Здесь дана и картина ассамблеи, которую Пушкин только развернул, и показана оппозиция старух.
Но конфликт, в который попадает Корсаков, неосторожно сам подошедший пригласить молодую гостью и за это наказанный «кубком большого орла», Пушкин вносит от себя. В его источнике написано так:
«Вообще наши тогдашние танцовщики, одетые по образцу придворных Лудовика XIV, перенимали и в обращении уловки сих корифеев светской жизни, но подражая, старались иногда превосходить тех, которых брали за образец. Таким образом мужчина, желавший танцовать с дамою, подходил к ней не прежде, как после трех церемониальных поклонов».
По смыслу отрывка, именно парижские петиметры и внесли чопорность на ассамблеи; церемониальное приглашение не было новостью для человека, приехавшего из Парижа.
Материал, которым пользуется Пушкин в своей повести, в бытовом отношении не велик. Книжка, вышедшая в 1825 г., притом книжка очень небольшая, используется им через два года почти целиком.
У Пушкина нет попыток удивить читателя новизною материала. Он идет шаг за шагом за одним источником. Из этого же источника он взял и фигуру шведского пленного – учителя танцев.
Писателю имеет смысл сличить статью из сборника Корниловича с повестью Пушкина для того, чтобы убедиться, как интенсивно использует Пушкин материал. Но одновременно мы видим и другое. У Пушкина все приведено в движение; ассамблея оживлена реальными, чрезвычайно резкими по своей окрашенности героями.
В ассамблею введен царский арап Ибрагим, причем он показан прямо после приезда из Парижа.
Так позднее, в плане, в боярский дом введен стрелецкий сын, и через него, очевидно, вводится вся история Софьи и стрелецкого бунта.
Таким образом быт у Пушкина дается в столкновениях.
Роман не был дописан. Написанные главы не целиком появились при жизни Пушкина.
Статья в «Путеводителе по Пушкину» объясняет это так:
«Роман отложен был сперва только на время (еще в середине апреля 1828 г. Пушкин читал написанные им главы Жуковскому и Вяземскому), но уже в следующем году Пушкин перешел к работе над более актуальными для него повестями из современного быта и возвращаться к «Арапу» не спешил. Между тем проблема создания оригинального русского исторического романа в жанре Вальтер-Скотта была разрешена «Юрием Милославским» Загоскина, а осенью 1830 г. в одном из выступлений Булгарина против Пушкина в «Северной пчеле» попутно была задета и грубо высмеяна самая тема о Ганнибале как предке Пушкина. Выпад Булгарина был резко отражен в «Моей родословной» (в бумагах Пушкина остался еще более острый ответ в «Опыте отражения некоторых нелитературных обвинений»). Об окончании «Арапа Петра Великого» после этой полемики не могло быть и речи (характерно для Пушкина изъятие после выступления Булгарина даже примечания о Ганнибале из новых изданий «Онегина»). Попыткой частичного использования глав романа с устранением из них всех материалов о Ганнибале являются планы повести о стрельце (см.). Хронологические рамки повести отодвигаются ко времени царевны Софьи, петровский материал переносится в историческое вступление к «Медному всаднику» (Пушкин, кн. 12, приложение к журн. «Красная нива», стр. 41).

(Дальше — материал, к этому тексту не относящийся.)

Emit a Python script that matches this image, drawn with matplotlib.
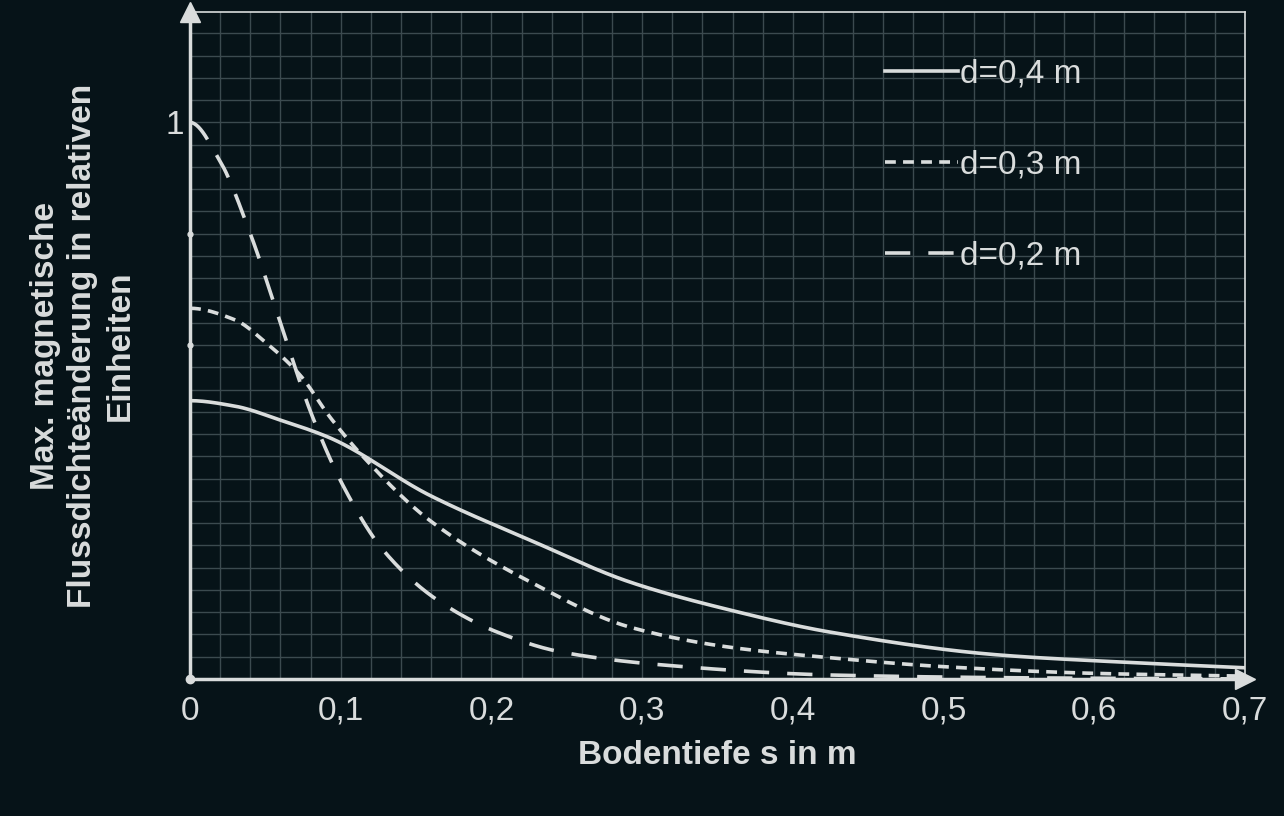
import numpy as np
import matplotlib
matplotlib.use("Agg")
import matplotlib.pyplot as plt
from matplotlib.ticker import MultipleLocator, FuncFormatter

BG = "#061318"
FG = "#d9dcdc"
GRID = "#3b4a4f"

# Bodentiefe s in m / relative Flussdichteänderung
s_04 = [0.0, 0.03, 0.06, 0.093, 0.159, 0.226, 0.292, 0.358, 0.425, 0.537, 0.62, 0.7]
b_04 = [0.50, 0.49, 0.465, 0.433, 0.330, 0.249, 0.174, 0.124, 0.084, 0.043, 0.03, 0.02]
s_03 = [0.0, 0.03, 0.05, 0.073, 0.093, 0.115, 0.159, 0.226, 0.292, 0.358, 0.425, 0.5, 0.6, 0.7]
b_03 = [0.666, 0.645, 0.605, 0.546, 0.47, 0.399, 0.285, 0.174, 0.093, 0.057, 0.038, 0.022, 0.01, 0.005]
s_02 = [0.0, 0.02, 0.04, 0.06, 0.08, 0.102, 0.128, 0.164, 0.204, 0.247, 0.314, 0.425, 0.55, 0.7]
b_02 = [1.0, 0.93, 0.80, 0.64, 0.48, 0.345, 0.232, 0.142, 0.084, 0.048, 0.025, 0.007, 0.002, 0.0]
x_ticks = [0, 0.1, 0.2, 0.3, 0.4, 0.5, 0.6, 0.7]

plt.rcParams["font.family"] = ["Liberation Sans", "DejaVu Sans"]

fig = plt.figure(figsize=(12.84, 8.16), dpi=100, facecolor=BG)
ax = fig.add_axes([0.148, 0.168, 0.8215, 0.817])
ax.set_facecolor(BG)


def smooth(xs, ys):
    # monotone piecewise-cubic (PCHIP) through the read points
    xs = np.asarray(xs, float)
    ys = np.asarray(ys, float)
    h = np.diff(xs)
    d = np.diff(ys) / h
    m = np.zeros_like(ys)
    m[0], m[-1] = 0.0, d[-1]
    for i in range(1, len(xs) - 1):
        if d[i - 1] * d[i] > 0:
            w1 = 2 * h[i] + h[i - 1]
            w2 = h[i] + 2 * h[i - 1]
            m[i] = (w1 + w2) / (w1 / d[i - 1] + w2 / d[i])
    xx = np.linspace(xs[0], xs[-1], 500)
    k = np.clip(np.searchsorted(xs, xx) - 1, 0, len(xs) - 2)
    t = (xx - xs[k]) / h[k]
    y = (ys[k] * (2 * t**3 - 3 * t**2 + 1) + h[k] * m[k] * (t**3 - 2 * t**2 + t)
         + ys[k + 1] * (-2 * t**3 + 3 * t**2) + h[k] * m[k + 1] * (t**3 - t**2))
    return xx, y


lw = 2.6
ax.plot(*smooth(s_04, b_04), color=FG, lw=lw, label="d=0,4 m")
ax.plot(*smooth(s_03, b_03), color=FG, lw=lw, dashes=(3, 2), label="d=0,3 m")
ax.plot(*smooth(s_02, b_02), color=FG, lw=lw, dashes=(7, 5), label="d=0,2 m")

ax.set_xlim(0, 0.7)
ax.set_ylim(0, 1.198)
ax.xaxis.set_minor_locator(MultipleLocator(0.02))
ax.yaxis.set_minor_locator(MultipleLocator(0.04))
ax.set_xticks(x_ticks)
ax.xaxis.set_major_formatter(FuncFormatter(lambda v, _: f"{v:.1f}".replace(".", ",") if v else "0"))
ax.set_yticks([1])
ax.set_yticklabels(["1"])
ax.grid(which="both", color=GRID, lw=1.0)
ax.set_axisbelow(True)
ax.tick_params(which="both", length=0, colors=FG, labelsize=24, pad=12)
ax.tick_params(axis="y", pad=4)

for side in ["left", "bottom"]:
    ax.spines[side].set_color(FG)
    ax.spines[side].set_linewidth(2.5)
for side in ["top", "right"]:
    ax.spines[side].set_color(FG)
    ax.spines[side].set_linewidth(1.2)

# arrows at axis ends and small markers on the y axis
ax.plot(1, 0, ">", color=FG, ms=14, transform=ax.transAxes, clip_on=False)
ax.plot(0, 1, "^", color=FG, ms=14, transform=ax.transAxes, clip_on=False)
ax.plot(0, 0, "o", color=FG, ms=6, transform=ax.transAxes, clip_on=False)
ax.plot([0, 0], [0.6, 0.8], "o", color=FG, ms=3.5, clip_on=False)

ax.set_xlabel("Bodentiefe s in m", color=FG, fontsize=24, fontweight="bold", labelpad=10)
ax.set_ylabel("Max. magnetische\nFlussdichteänderung in relativen\nEinheiten", color=FG,
              fontsize=24, fontweight="bold", labelpad=22, linespacing=1.25)

ax.legend(loc="upper left", bbox_to_anchor=(0.63, 0.975), frameon=False,
          fontsize=24, handlelength=2.2, handletextpad=0.05, labelspacing=1.8,
          labelcolor=FG)

fig.savefig("out.png", facecolor=BG)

Я не согласен с этим мнением, потому что «стрелецкий сын» есть уже в написанном пушкинском материале.
Планы непосредственно примыкают к написанным главам.
В них Пушкину пришлось бы делать только добавления и изменения, а не выкидки.
Маловероятно предположение, что Пушкин просто отступил и перестал упоминать даже имя Ганнибала.
Примечание к «Евгению Онегину» было снято потому, что исчезла его первоначальная цель – маскировка прямых упоминаний о побеге, и потому, что материал нужен был для другой вещи. Он стал слишком ценен, чтобы отдавать его на примечания.